IPReg letter to all registrants and entities

11 December 2014

On 10 December 2014, IPReg sent a letter to all registrants and entities. The text of the letter is set out below. At the bottom of this page is a statement from CIPA and ITMA.

Dear Registrant,

In 2010 the profession took on board new regulatory requirements and did so with a positive and constructive outlook. Your professionalism has helped create a regulatory regime which is held in high regard.

Five years on and we now approach a further set of developments: I am delighted to confirm that on 1 January IPReg will become the licencing authority for Alternative Business Structures. Both Institutes gave immense practical support for this development, which ensured that firms, whatever their management or ownership model, could have the same opportunities to develop their practises whilst remaining regulated by IPReg.  

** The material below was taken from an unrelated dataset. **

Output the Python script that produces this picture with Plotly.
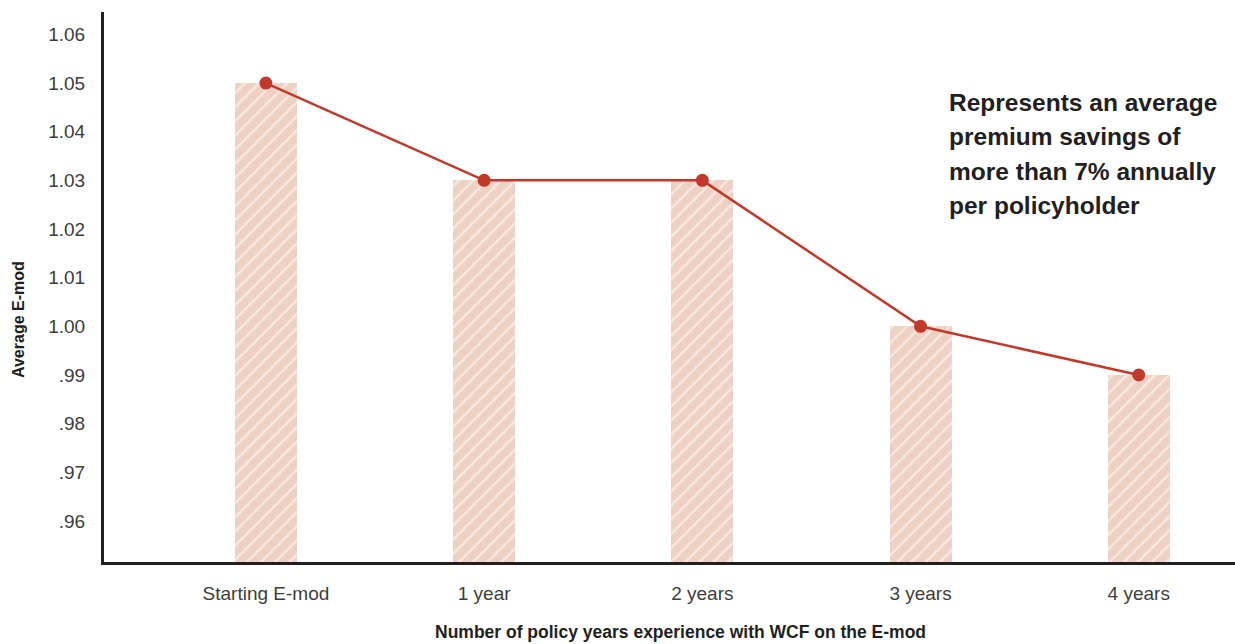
import plotly.graph_objects as go

categories = ["Starting E-mod", "1 year", "2 years", "3 years", "4 years"]
emod_values = [1.05, 1.03, 1.03, 1.00, 0.99]
tick_values = [0.96, 0.97, 0.98, 0.99, 1.00, 1.01, 1.02, 1.03, 1.04, 1.05, 1.06]
tick_labels = [".96", ".97", ".98", ".99", "1.00", "1.01", "1.02", "1.03", "1.04", "1.05", "1.06"]
note_lines = ["Represents an average", "premium savings of", "more than 7% annually", "per policyholder"]

x_idx = list(range(len(categories)))
BOLD_FONT = "Liberation Sans Narrow, Arial Narrow, Liberation Sans"
TICK_FONT = dict(family="Liberation Sans, Arial", size=19, color="#3d3d3d")

fig = go.Figure()
fig.add_trace(go.Bar(
    x=x_idx, y=emod_values, width=0.284,
    marker=dict(color="#efd1c3", line=dict(width=0),
                pattern=dict(shape="/", fgcolor="#ffffff", bgcolor="#efd1c3",
                             size=10, solidity=0.22, fillmode="overlay")),
    hoverinfo="skip", showlegend=False,
))
fig.add_trace(go.Scatter(
    x=x_idx, y=emod_values, mode="lines+markers",
    line=dict(color="#c0392b", width=2.5),
    marker=dict(color="#c0392b", size=13),
    showlegend=False,
))

# note text, one annotation per line to match line spacing
line_centers_px = [102, 136.5, 171, 205.5]
for txt, ypx in zip(note_lines, line_centers_px):
    fig.add_annotation(
        xref="paper", yref="paper", x=(947 - 104) / 1131, y=(562 - ypx) / 550,
        xanchor="left", yanchor="middle", showarrow=False, text=txt,
        font=dict(family=BOLD_FONT, size=24.5, color="#231f20", weight="bold"),
    )

# axis titles
fig.add_annotation(
    xref="paper", yref="paper", x=(680 - 104) / 1131, y=(562 - 632) / 550,
    xanchor="center", yanchor="middle", showarrow=False,
    text="Number of policy years experience with WCF on the E-mod",
    font=dict(family=BOLD_FONT, size=17.5, color="#231f20", weight="bold"),
)
fig.add_annotation(
    xref="paper", yref="paper", x=(18 - 104) / 1131, y=(562 - 320) / 550,
    xanchor="center", yanchor="middle", showarrow=False, textangle=-90,
    text="Average E-mod",
    font=dict(family=BOLD_FONT, size=16, color="#231f20", weight="bold"),
)

fig.update_layout(
    width=1235, height=644,
    margin=dict(l=104, r=0, t=12, b=82),
    paper_bgcolor="white", plot_bgcolor="white",
    font=dict(family="Liberation Sans, Arial", color="#3d3d3d", size=19),
    bargap=0,
    xaxis=dict(
        range=[-0.742, 4.441], tickvals=x_idx, ticktext=categories,
        showgrid=False, zeroline=False, showline=True, linecolor="#231f20", linewidth=3,
        ticks="", ticklabelstandoff=12, tickfont=TICK_FONT,
    ),
    yaxis=dict(
        range=[0.95157, 1.0646], tickvals=tick_values, ticktext=tick_labels,
        showgrid=False, zeroline=False, showline=True, linecolor="#231f20", linewidth=3,
        ticks="", ticklabelstandoff=12, tickfont=TICK_FONT,
    ),
)

fig.write_html("out.html")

Running in parallel with the ABS application, the Legal Services Board have continued to expect further developments and improvements to IPReg’s regulatory role and capacity, and by agreement those changes (which will affect all fans) were to be implemented when the ABS provisions became live.  

Our Authorisations Officer has already started working with our ‘ABS like’ firms towards transition (some thirty or so have already been contacted) and the level of constructive engagement has been excellent. We remain ready to work with you to make transition as streamline as possible.  

My July letter touched on how our Assurance Officer will significantly enhance our capacity to support you in meeting the new regulations and the expectations of LSB as we enter a new phase. I know that some issues (for example the handling of client money) has presented some firm with challenges. Together with the Institutes we have sought to smooth some of these problems.  

We will continue our communications through the IPReg website and webinars.  

The go live date is 1 January, but I fully understand the practical problems. The team here is ready to assist all those firms who encounter difficulty.  

My message is; keep in touch as communication is the key. For those firms who continue the dialogue I am sure we can assist. This is the message which my Board member, Jonathan Clegg, has also been giving when chairing our webinar series.  

I am confident that together we can meet the new challenges, we have done so before and we can do so again.  

With all best wishes  

Michael Heap, Chairman  

Statement from CIPA and ITMA

ITMA, in partnership with the Chartered Institute of Patent Attorneys, takes the position that the overwhelming majority of work undertaken by UK Patent Attorneys and UK Trade Mark Attorneys in private practice is the filing and prosecution of Patent, Trade Mark and Design applications in the UK, Europe and overseas, together with associated legal advice and contentious matters such as opposition and litigation. Where ‘transactional’ work (i.e. transferring intellectual property rights from party A to party B) is carried out, it is most often in co-operation with a solicitor as part of a wider transaction, where the IP is merely a part of an overall package. It is extremely rare, if it happens at all, for a Patent or Trade Mark Attorney to hold client money in escrow for completion of a transaction. In practice, transactional work makes up a very small proportion of the overall work of a Patent and Trade Mark Attorney.  

One of the potential problems referred to in Mr Heap’s letter to registered patent and trade mark attorneys is the application of the Money Laundering Regulations 2007 and the consequential difficulties in opening up client accounts which cannot be considered to be the cash assets of a firm owing to the fact that patent and trade mark attorneys are not professionals identified in Schedule 3 of the Regulations.  CIPA and ITMA have written to IPReg stating that our members must not be placed in a position where compliance with a regulatory requirement under its Rules of Conduct is subject to interpretation by the banking industry. Both Institutes have asked for a more pragmatic timetable to be adopted in the introduction of the new Rules of Conduct to allow this matter to be properly addressed.